### [Task]
Exactly the lines from the start of the data below through the line that contains "(0,0) rectangle (552,844);" are to be copied, with pictures left out.
** begin **
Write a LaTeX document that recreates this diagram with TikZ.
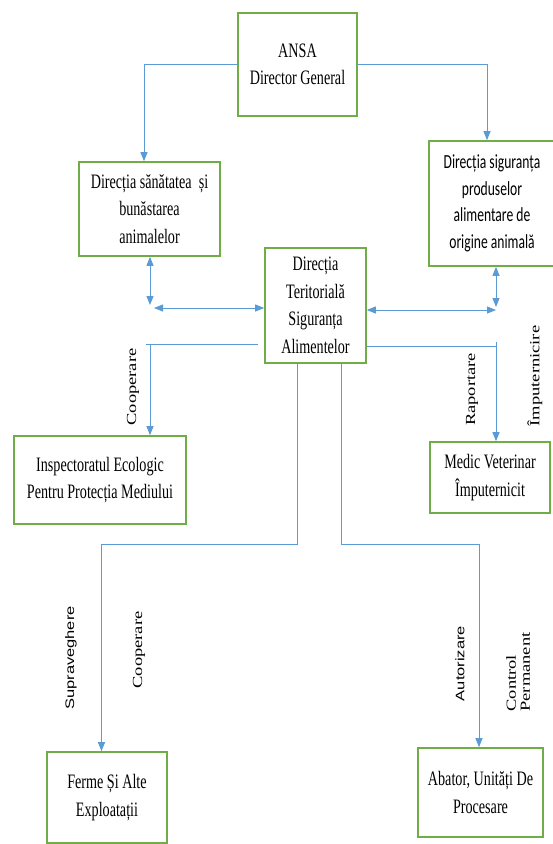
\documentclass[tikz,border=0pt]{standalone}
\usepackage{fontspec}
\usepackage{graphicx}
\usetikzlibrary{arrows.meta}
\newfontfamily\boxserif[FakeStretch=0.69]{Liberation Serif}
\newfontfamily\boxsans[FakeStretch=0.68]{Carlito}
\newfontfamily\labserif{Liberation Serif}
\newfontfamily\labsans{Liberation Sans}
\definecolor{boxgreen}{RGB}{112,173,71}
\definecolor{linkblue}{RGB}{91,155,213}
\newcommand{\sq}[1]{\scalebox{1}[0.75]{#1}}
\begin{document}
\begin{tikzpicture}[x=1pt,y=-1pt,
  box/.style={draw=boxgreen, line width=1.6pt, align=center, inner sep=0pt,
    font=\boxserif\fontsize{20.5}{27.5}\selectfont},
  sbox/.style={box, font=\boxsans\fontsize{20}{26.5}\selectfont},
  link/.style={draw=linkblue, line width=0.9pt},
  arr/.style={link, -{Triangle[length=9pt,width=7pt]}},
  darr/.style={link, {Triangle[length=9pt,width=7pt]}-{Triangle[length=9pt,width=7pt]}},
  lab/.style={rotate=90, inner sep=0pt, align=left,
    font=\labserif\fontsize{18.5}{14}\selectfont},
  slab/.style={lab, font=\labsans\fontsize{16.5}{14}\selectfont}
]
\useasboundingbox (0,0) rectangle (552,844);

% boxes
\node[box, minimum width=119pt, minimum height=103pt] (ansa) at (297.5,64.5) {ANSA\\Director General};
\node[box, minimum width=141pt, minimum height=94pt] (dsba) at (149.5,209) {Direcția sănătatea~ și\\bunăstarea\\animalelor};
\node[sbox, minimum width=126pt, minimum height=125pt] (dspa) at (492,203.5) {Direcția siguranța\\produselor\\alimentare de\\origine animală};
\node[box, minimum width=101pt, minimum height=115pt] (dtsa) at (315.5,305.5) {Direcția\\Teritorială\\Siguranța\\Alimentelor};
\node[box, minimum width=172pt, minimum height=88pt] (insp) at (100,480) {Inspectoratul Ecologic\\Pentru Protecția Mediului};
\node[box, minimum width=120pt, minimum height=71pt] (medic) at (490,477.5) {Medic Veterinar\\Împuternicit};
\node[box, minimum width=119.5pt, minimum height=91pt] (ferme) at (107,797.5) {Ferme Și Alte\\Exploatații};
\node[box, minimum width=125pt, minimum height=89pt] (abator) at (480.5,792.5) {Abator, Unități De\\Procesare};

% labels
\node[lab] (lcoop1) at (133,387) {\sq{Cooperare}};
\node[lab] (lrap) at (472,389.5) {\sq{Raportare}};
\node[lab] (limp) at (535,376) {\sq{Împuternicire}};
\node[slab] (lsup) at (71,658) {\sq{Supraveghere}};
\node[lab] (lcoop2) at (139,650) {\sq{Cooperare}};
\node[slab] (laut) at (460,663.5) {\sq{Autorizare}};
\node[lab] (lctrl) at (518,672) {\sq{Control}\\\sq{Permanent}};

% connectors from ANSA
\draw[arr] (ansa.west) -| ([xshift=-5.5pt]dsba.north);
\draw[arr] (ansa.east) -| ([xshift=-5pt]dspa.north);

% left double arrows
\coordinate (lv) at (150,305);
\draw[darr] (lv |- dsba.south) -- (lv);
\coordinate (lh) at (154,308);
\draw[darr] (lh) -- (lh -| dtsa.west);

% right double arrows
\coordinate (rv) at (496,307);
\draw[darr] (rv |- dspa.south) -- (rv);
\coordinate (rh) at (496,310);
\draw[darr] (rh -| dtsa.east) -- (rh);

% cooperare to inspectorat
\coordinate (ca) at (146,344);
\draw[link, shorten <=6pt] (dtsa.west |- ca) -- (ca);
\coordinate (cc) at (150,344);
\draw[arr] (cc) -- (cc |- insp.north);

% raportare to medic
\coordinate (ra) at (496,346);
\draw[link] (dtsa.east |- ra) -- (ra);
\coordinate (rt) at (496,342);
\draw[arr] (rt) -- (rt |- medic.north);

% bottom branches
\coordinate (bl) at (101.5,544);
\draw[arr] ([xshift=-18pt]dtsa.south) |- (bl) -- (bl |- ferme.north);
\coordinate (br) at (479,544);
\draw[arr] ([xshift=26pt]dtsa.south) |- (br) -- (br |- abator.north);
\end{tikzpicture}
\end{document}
** end **
### [Expected output]
Write a LaTeX document that recreates this diagram with TikZ.
\documentclass[tikz,border=0pt]{standalone}
\usepackage{fontspec}
\usepackage{graphicx}
\usetikzlibrary{arrows.meta}
\newfontfamily\boxserif[FakeStretch=0.69]{Liberation Serif}
\newfontfamily\boxsans[FakeStretch=0.68]{Carlito}
\newfontfamily\labserif{Liberation Serif}
\newfontfamily\labsans{Liberation Sans}
\definecolor{boxgreen}{RGB}{112,173,71}
\definecolor{linkblue}{RGB}{91,155,213}
\newcommand{\sq}[1]{\scalebox{1}[0.75]{#1}}
\begin{document}
\begin{tikzpicture}[x=1pt,y=-1pt,
  box/.style={draw=boxgreen, line width=1.6pt, align=center, inner sep=0pt,
    font=\boxserif\fontsize{20.5}{27.5}\selectfont},
  sbox/.style={box, font=\boxsans\fontsize{20}{26.5}\selectfont},
  link/.style={draw=linkblue, line width=0.9pt},
  arr/.style={link, -{Triangle[length=9pt,width=7pt]}},
  darr/.style={link, {Triangle[length=9pt,width=7pt]}-{Triangle[length=9pt,width=7pt]}},
  lab/.style={rotate=90, inner sep=0pt, align=left,
    font=\labserif\fontsize{18.5}{14}\selectfont},
  slab/.style={lab, font=\labsans\fontsize{16.5}{14}\selectfont}
]
\useasboundingbox (0,0) rectangle (552,844);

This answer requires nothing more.